Three years after Hurricane Harvey struck in 2017, Houston’s Resilient Houston program set a goal of removing all habitable structures – 6,000 to 7,000 homes – from the city’s floodway by 2030.
“It was an incredibly ambitious target,” Marissa Aho, who served as Houston’s first chief resilience officer from 2019 through 2021, said during a panel at the Urban Land Institute’s Resilience Summit last week. “But setting a target for 20 or 50 or 100 years would not have resulted in the same urgency.”
Houston is far from reaching that goal, Aho said, but many good lessons have been learned. An important one is that creating opportunities for residents to “buy in” is as important as offering them a buyout.
“When you get a buyout, typically, you can’t afford to stay in your neighborhood with the money you get,” she said. So, Resilient Houston is working to create affordable housing in communities near the neighborhoods where residents are being displaced to minimize disruption.
Asking people to leave their homes and relocate from areas at risk of repeated environmental threats – a practice known as managed retreat – has never been an easy process. Loss of federal funding and support is now making it even harder.
“The last few months have been a doozy,” said Aho, who is now director of the King County, Washington, Executive Climate Office.
“The traditional approach that folks have relied on for at least the last 10 years is shifting under our feet,” she added. “We’re having to figure out what else could be in the toolbox to supplement, to replace, to do things differently.”

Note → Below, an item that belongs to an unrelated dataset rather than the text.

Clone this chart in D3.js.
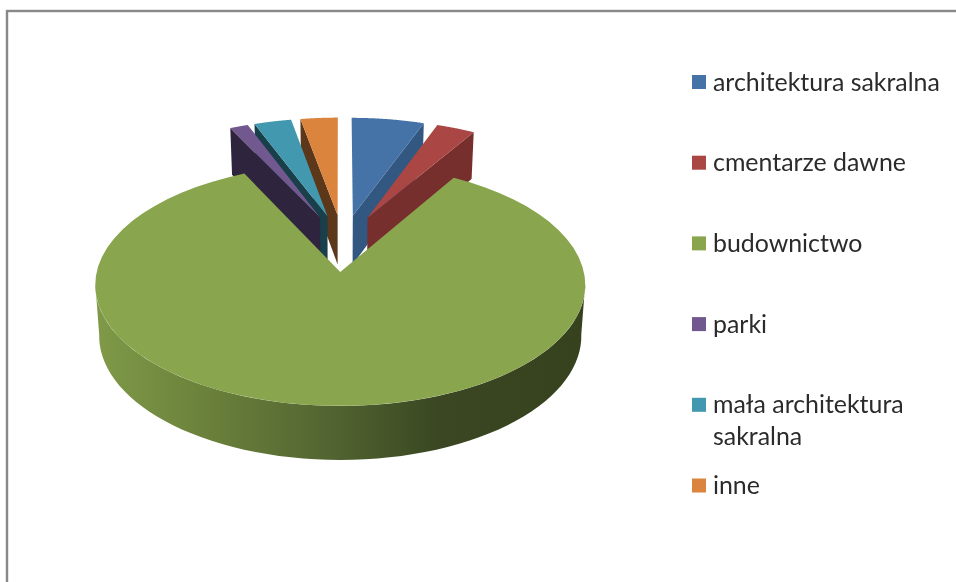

The panelists outlined a host of tools local governments can use, from regulatory actions to partnerships with nonprofits to acquire, manage and steward at-risk properties while providing displaced residents with services like relocation counseling and financial assistance to make the transition as painless as possible.
Local governments are a key stakeholder in managed retreat efforts, said Hannah Glosser, a director with New York consultancy HR&A Advisors.

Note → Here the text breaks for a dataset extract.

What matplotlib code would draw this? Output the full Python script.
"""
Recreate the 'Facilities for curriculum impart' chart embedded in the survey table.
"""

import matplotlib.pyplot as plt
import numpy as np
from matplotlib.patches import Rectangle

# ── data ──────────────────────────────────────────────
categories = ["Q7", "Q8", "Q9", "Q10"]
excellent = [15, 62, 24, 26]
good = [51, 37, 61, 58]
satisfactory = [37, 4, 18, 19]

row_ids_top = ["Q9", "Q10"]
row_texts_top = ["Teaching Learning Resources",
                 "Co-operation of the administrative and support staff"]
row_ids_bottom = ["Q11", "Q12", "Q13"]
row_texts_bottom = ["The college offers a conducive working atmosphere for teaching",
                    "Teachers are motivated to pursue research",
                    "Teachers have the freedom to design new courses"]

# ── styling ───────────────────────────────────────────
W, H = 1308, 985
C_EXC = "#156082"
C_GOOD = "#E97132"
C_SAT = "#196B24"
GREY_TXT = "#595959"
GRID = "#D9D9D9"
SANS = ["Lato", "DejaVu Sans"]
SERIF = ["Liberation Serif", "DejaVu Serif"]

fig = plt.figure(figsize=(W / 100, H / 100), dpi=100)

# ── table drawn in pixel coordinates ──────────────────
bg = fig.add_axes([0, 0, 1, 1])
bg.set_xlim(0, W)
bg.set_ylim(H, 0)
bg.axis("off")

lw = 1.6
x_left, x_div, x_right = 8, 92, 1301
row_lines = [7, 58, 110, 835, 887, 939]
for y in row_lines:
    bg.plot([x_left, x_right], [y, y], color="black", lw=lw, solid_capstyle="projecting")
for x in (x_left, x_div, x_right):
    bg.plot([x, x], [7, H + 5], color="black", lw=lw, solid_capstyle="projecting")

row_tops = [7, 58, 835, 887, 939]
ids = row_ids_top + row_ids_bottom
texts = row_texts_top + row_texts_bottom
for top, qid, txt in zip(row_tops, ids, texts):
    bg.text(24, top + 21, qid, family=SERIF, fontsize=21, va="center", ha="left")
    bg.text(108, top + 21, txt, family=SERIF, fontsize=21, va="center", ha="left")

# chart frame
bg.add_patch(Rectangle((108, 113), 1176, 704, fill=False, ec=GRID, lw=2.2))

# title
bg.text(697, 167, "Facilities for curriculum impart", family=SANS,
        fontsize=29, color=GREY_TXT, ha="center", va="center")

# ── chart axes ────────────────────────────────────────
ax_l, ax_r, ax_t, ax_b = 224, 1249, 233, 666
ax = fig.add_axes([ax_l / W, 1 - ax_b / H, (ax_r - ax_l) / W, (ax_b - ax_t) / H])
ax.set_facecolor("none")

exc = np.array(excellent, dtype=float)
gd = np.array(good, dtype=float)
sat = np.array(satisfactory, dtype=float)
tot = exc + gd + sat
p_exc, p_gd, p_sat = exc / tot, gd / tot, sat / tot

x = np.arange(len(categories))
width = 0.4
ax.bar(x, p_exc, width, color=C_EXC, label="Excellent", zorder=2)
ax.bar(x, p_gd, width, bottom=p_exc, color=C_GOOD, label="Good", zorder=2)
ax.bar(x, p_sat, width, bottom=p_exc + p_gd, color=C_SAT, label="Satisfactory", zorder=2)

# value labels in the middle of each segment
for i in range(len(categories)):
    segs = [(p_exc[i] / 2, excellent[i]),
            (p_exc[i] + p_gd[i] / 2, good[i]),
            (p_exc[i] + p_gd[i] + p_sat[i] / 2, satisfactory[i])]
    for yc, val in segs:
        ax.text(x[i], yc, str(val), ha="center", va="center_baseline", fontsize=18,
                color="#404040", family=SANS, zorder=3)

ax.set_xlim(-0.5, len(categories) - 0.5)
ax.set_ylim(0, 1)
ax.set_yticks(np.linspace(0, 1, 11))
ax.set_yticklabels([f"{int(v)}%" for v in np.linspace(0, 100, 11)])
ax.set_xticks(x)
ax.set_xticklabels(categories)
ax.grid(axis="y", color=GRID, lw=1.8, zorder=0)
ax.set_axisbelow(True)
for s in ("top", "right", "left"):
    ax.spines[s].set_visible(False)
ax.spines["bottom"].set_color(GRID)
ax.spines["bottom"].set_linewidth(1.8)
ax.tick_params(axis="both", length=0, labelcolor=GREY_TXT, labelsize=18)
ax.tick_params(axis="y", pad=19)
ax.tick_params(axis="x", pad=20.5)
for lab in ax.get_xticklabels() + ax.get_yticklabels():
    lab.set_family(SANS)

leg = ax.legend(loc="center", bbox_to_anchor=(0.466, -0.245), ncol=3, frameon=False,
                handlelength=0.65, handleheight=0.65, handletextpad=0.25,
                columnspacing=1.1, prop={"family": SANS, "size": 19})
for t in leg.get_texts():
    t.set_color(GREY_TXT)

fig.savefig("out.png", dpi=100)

But, she said, “as we all know, there are a lot of other incredibly pressing challenges facing governments today.”
City leaders also tend to balk at facilitating the loss of taxpayers from their jurisdictions, Glosser said. But as the “prevailing belief that FEMA will bail us out” when disaster strikes is shattered, municipal officials are starting to take a closer look at managed retreat, Glosser said.
Alison Branco, director of climate adaptation for The Nature Conservancy in New York, urged audience members to take advantage of the assistance nonprofits like land trusts, land banks and community development corporations can provide in managing transactions and stewarding properties after they’re purchased.
“Ideally, you want a long-term steward that could do some restoration and create an amenity for the community,” she said. “Sometimes, the municipality is willing and able and really wants to, but a lot of times they just say, ‘no thank you,’ and then who’s going to take it?”
Nonprofits also have a role to play in relocation and financial counseling and other social services, Branco said. The Nature Conservancy is piloting a program that gives cash to help people from the time they agree to a buyout to when the sale closes because the dropout rate during that period is typically about 50%, she said.
“What we’re doing is essentially paying people for the privilege of keeping their flood-prone house empty,” Branco said. Eventually, The Nature Conservancy hopes the program can become part of a government loan program.
Cooperation between governments, nonprofits and the private sector is crucial, Aho agreed.
“Everyone has a role,” she said. “But in my experience, government should be leaning on partners more than it tends to.”